For Chlamydia psittaci, the kit method is used because all controls give a positive result. In the case of C.suis the sample C.suis strains S45/6 is used as a positive control, because both the HEX and FAM channels are positive. The melting temperatures in the S.suis are the same in both tests of the corresponding PCR products. Nevertheless, all tests still need to be thoroughly validated before they can be used in the lab.

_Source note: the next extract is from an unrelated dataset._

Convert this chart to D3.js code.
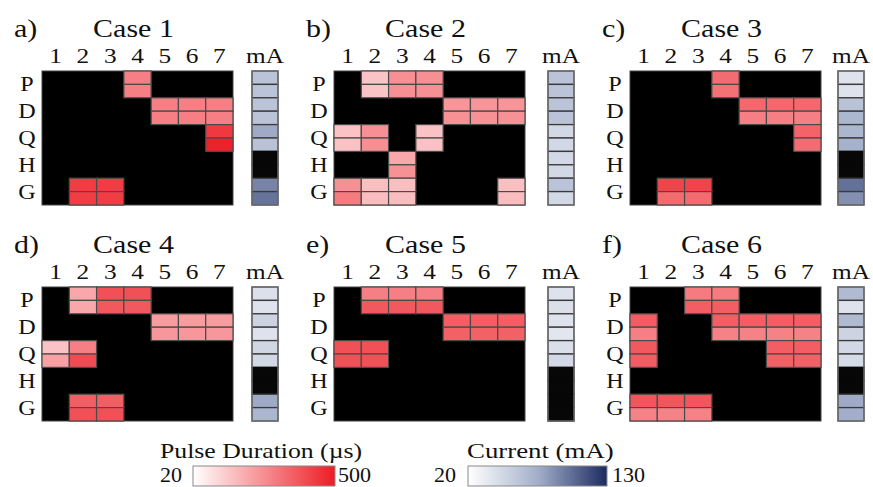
<!DOCTYPE html>
<html>
<head>
<meta charset="utf-8">
<script src="https://cdn.jsdelivr.net/npm/d3@7"></script>
<style>
  html, body { margin: 0; padding: 0; background: #fff; }
  svg { display: block; }
</style>
</head>
<body>
<svg id="chart" width="873" height="487"></svg>
<script>
// ---------------- DATA ----------------
const caseNames = ["Case 1", "Case 2", "Case 3", "Case 4", "Case 5", "Case 6"];
const panelLetters = ["a)", "b)", "c)", "d)", "e)", "f)"];
const channels = ["1", "2", "3", "4", "5", "6", "7"];
const muscles = ["P", "D", "Q", "H", "G"];
// each muscle has two sub-rows (10 rows total)
const subRows = ["P1", "P2", "D1", "D2", "Q1", "Q2", "H1", "H2", "G1", "G2"];

// Pulse duration (µs) per sub-row x channel, 0 = not stimulated
const case1Pulse = [
  [0, 0, 0, 290, 0, 0, 0],
  [0, 0, 0, 290, 0, 0, 0],
  [0, 0, 0, 0, 290, 290, 290],
  [0, 0, 0, 0, 290, 290, 290],
  [0, 0, 0, 0, 0, 0, 440],
  [0, 0, 0, 0, 0, 0, 490],
  [0, 0, 0, 0, 0, 0, 0],
  [0, 0, 0, 0, 0, 0, 0],
  [0, 430, 430, 0, 0, 0, 0],
  [0, 430, 430, 0, 0, 0, 0]
];
const case2Pulse = [
  [0, 145, 255, 255, 0, 0, 0],
  [0, 145, 255, 255, 0, 0, 0],
  [0, 0, 0, 0, 244, 244, 244],
  [0, 0, 0, 0, 250, 250, 250],
  [150, 255, 0, 150, 0, 0, 0],
  [150, 260, 0, 150, 0, 0, 0],
  [0, 0, 205, 0, 0, 0, 0],
  [0, 0, 250, 0, 0, 0, 0],
  [255, 155, 155, 0, 0, 0, 155],
  [300, 160, 160, 0, 0, 0, 160]
];
const case3Pulse = [
  [0, 0, 0, 330, 0, 0, 0],
  [0, 0, 0, 320, 0, 0, 0],
  [0, 0, 0, 0, 340, 340, 340],
  [0, 0, 0, 0, 290, 290, 290],
  [0, 0, 0, 0, 0, 0, 350],
  [0, 0, 0, 0, 0, 0, 330],
  [0, 0, 0, 0, 0, 0, 0],
  [0, 0, 0, 0, 0, 0, 0],
  [0, 415, 415, 0, 0, 0, 0],
  [0, 335, 335, 0, 0, 0, 0]
];
const case4Pulse = [
  [0, 205, 390, 390, 0, 0, 0],
  [0, 205, 370, 370, 0, 0, 0],
  [0, 0, 0, 0, 230, 230, 230],
  [0, 0, 0, 0, 240, 240, 240],
  [150, 290, 0, 0, 0, 0, 0],
  [220, 400, 0, 0, 0, 0, 0],
  [0, 0, 0, 0, 0, 0, 0],
  [0, 0, 0, 0, 0, 0, 0],
  [0, 360, 360, 0, 0, 0, 0],
  [0, 390, 390, 0, 0, 0, 0]
];
const case5Pulse = [
  [0, 290, 290, 290, 0, 0, 0],
  [0, 370, 370, 370, 0, 0, 0],
  [0, 0, 0, 0, 360, 360, 360],
  [0, 0, 0, 0, 355, 355, 355],
  [390, 390, 0, 0, 0, 0, 0],
  [390, 390, 0, 0, 0, 0, 0],
  [0, 0, 0, 0, 0, 0, 0],
  [0, 0, 0, 0, 0, 0, 0],
  [0, 0, 0, 0, 0, 0, 0],
  [0, 0, 0, 0, 0, 0, 0]
];
const case6Pulse = [
  [0, 0, 300, 300, 0, 0, 0],
  [0, 0, 360, 360, 0, 0, 0],
  [365, 0, 0, 360, 360, 360, 360],
  [290, 0, 0, 285, 285, 285, 285],
  [370, 0, 0, 0, 0, 360, 360],
  [365, 0, 0, 0, 0, 355, 355],
  [0, 0, 0, 0, 0, 0, 0],
  [0, 0, 0, 0, 0, 0, 0],
  [380, 380, 380, 0, 0, 0, 0],
  [285, 285, 285, 0, 0, 0, 0]
];

// Current (mA) per sub-row, 0 = none
const case1Current = [61, 61, 61, 61, 77, 62, 0, 0, 93, 100];
const case2Current = [61, 61, 61, 61, 47, 47, 47, 47, 61, 47];
const case3Current = [40, 40, 62, 70, 70, 73, 0, 0, 101, 88];
const case4Current = [41, 40, 50, 40, 48, 47, 0, 0, 77, 70];
const case5Current = [40, 42, 40, 37, 42, 47, 0, 0, 0, 0];
const case6Current = [67, 40, 67, 50, 47, 45, 0, 0, 77, 75];

const pulseDomain = [20, 500];
const currentDomain = [20, 130];
const pulseTicks = ["20", "500"];
const currentTicks = ["20", "130"];

const pulseData = [case1Pulse, case2Pulse, case3Pulse, case4Pulse, case5Pulse, case6Pulse];
const currentData = [case1Current, case2Current, case3Current, case4Current, case5Current, case6Current];

// ---------------- LAYOUT ----------------
const svg = d3.select("#chart");
const FONT = "'Liberation Serif', 'Times New Roman', serif";
const SX = 1.2; // horizontal stretch of the original figure's text

const gridX = [42, 334, 630];
const gridY = [71, 287];
const gridW = 191, gridH = 134;
const mAX = [252, 548, 838];
const mAW = 26;

const pulseColor = d3.scaleLinear().domain(pulseDomain).range(["#ffffff", "#ed1c24"]).clamp(true);
const currentColor = d3.scaleLinear()
  .domain([currentDomain[0], 75, currentDomain[1]])
  .range(["#ffffff", "#a3afca", "#1c2b60"]).clamp(true);

function txt(parent, x, y, s, size, anchor, sx) {
  return parent.append("g")
    .attr("transform", `translate(${x},${y}) scale(${sx === undefined ? SX : sx},1)`)
    .append("text")
    .attr("font-family", FONT)
    .attr("font-size", size)
    .attr("text-anchor", anchor || "start")
    .attr("fill", "#111")
    .text(s);
}

const xBand = d3.scaleBand().domain(channels).range([0, gridW]);
const yBand = d3.scaleBand().domain(subRows).range([0, gridH]);

caseNames.forEach((name, i) => {
  const col = i % 3, row = Math.floor(i / 3);
  const gx = gridX[col], gy = gridY[row];
  const g = svg.append("g").attr("transform", `translate(${gx},${gy})`);

  // titles
  txt(g, -28, -34, panelLetters[i], 25, "start", 1.2);
  txt(g, gridW / 2 - 4, -34, name, 25, "middle", 1.2);

  // column labels
  channels.forEach(c => {
    txt(g, xBand(c) + xBand.bandwidth() / 2, -8, c, 22, "middle", 1.15);
  });

  // row labels
  muscles.forEach((m, k) => {
    const yc = yBand(subRows[2 * k]) + yBand.bandwidth();
    txt(g, -15, yc + 7, m, 21, "middle", 1.15);
  });

  // black background
  g.append("rect").attr("x", 0).attr("y", 0).attr("width", gridW).attr("height", gridH)
    .attr("fill", "#000").attr("stroke", "#444").attr("stroke-width", 1);

  const cells = [];
  pulseData[i].forEach((r, ri) => r.forEach((v, ci) => cells.push({ r: subRows[ri], c: channels[ci], v })));

  g.selectAll("rect.cell").data(cells.filter(d => d.v > 0)).join("rect")
    .attr("class", "cell")
    .attr("x", d => xBand(d.c))
    .attr("y", d => yBand(d.r))
    .attr("width", xBand.bandwidth())
    .attr("height", yBand.bandwidth())
    .attr("fill", d => pulseColor(d.v))
    .attr("stroke", "#4a4a4a")
    .attr("stroke-width", 1.2);

  // mA column
  const mg = svg.append("g").attr("transform", `translate(${mAX[col]},${gy})`);
  txt(mg, mAW / 2, -8, "mA", 22, "middle", 1.15);
  const cur = currentData[i].map((v, k) => ({ r: subRows[k], v }));
  mg.selectAll("rect.cur").data(cur).join("rect")
    .attr("class", "cur")
    .attr("x", 0)
    .attr("y", d => yBand(d.r))
    .attr("width", mAW)
    .attr("height", yBand.bandwidth())
    .attr("fill", d => d.v > 0 ? currentColor(d.v) : "#070707")
    .attr("stroke", d => d.v > 0 ? "#3a3a3a" : "#070707")
    .attr("stroke-width", 1.3);
  mg.append("rect").attr("x", 0).attr("y", 0).attr("width", mAW).attr("height", gridH)
    .attr("fill", "none").attr("stroke", "#777").attr("stroke-width", 1.3);
});

// ---------------- LEGENDS ----------------
const defs = svg.append("defs");
function gradient(id, scale, domain) {
  const lg = defs.append("linearGradient").attr("id", id)
    .attr("x1", "0%").attr("x2", "100%").attr("y1", "0%").attr("y2", "0%");
  d3.range(0, 1.0001, 0.05).forEach(t => {
    lg.append("stop").attr("offset", (t * 100) + "%")
      .attr("stop-color", scale(domain[0] + t * (domain[1] - domain[0])));
  });
}
gradient("gradPulse", pulseColor, pulseDomain);
gradient("gradCurrent", currentColor, currentDomain);

const legY = 466, legH = 20;
// pulse legend
const pScaleX = d3.scaleLinear().domain(pulseDomain).range([193, 335]);
txt(svg, 160, 458, "Pulse Duration (µs)", 22, "start", 1.17);
svg.append("rect").attr("x", pScaleX(pulseDomain[0])).attr("y", legY)
  .attr("width", pScaleX(pulseDomain[1]) - pScaleX(pulseDomain[0])).attr("height", legH)
  .attr("fill", "url(#gradPulse)").attr("stroke", "#888").attr("stroke-width", 1);
txt(svg, pScaleX(pulseDomain[0]) - 11, 482, pulseTicks[0], 21, "end", 1.05);
txt(svg, pScaleX(pulseDomain[1]) + 3, 482, pulseTicks[1], 21, "start", 1.05);

// current legend
const cScaleX = d3.scaleLinear().domain(currentDomain).range([468, 607]);
txt(svg, 467, 458, "Current (mA)", 22, "start", 1.22);
svg.append("rect").attr("x", cScaleX(currentDomain[0])).attr("y", legY)
  .attr("width", cScaleX(currentDomain[1]) - cScaleX(currentDomain[0])).attr("height", legH)
  .attr("fill", "url(#gradCurrent)").attr("stroke", "#888").attr("stroke-width", 1);
txt(svg, cScaleX(currentDomain[0]) - 12, 482, currentTicks[0], 21, "end", 1.05);
txt(svg, cScaleX(currentDomain[1]) + 5, 482, currentTicks[1], 21, "start", 1.05);
</script>
</body>
</html>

Abstract Bachelor Project FBT 2018-2019: Determination of iodine, selenium and zinc in serum using ICP-MS
Research has shown that there are deficiencies of minerals such as selenium, zinc and iodine in cattle on many cattle farms. These deficiencies cause a decrease in milk and meat production. Therefore, a reliable analysis method to detect these minerals in serum is important. The purpose of this research was to develop and optimize a method to measure the concentrations of these minerals in serum via inductively coupled plasma mass spectrometry (ICP-MS).
Firstly, a calibration curve was measured and compared to a reference run, showing that zinc contamination had occurred at some point. To detect where the contamination happened, 1- butanol was replaced by ethanol to prepare the diluent solution. The results showed a strong decrease of the zinc level in the calibration standards. Afterwards, the diluent solution was made with demineralized water instead of ultrapure water, resulting in a small decrease of the zinc level. To optimize the detection of selenium, four different ethanol concentrations in the diluent solution were tested. This showed that a higher ethanol concentration led to better results.
However, because a higher ethanol concentration resulted in a higher zinc level, a middle ground had to be chosen. To finish this research, a calibration curve was measured using a few samples with known concentrations of zinc, selenium and iodine. When these results were compared, no substantial difference was observed.
From these results, it can be concluded that the used method is almost ready for measurement of mineral concentrations in cattle serum. In the future, a validation must be performed while keeping the zinc contamination as low as possible.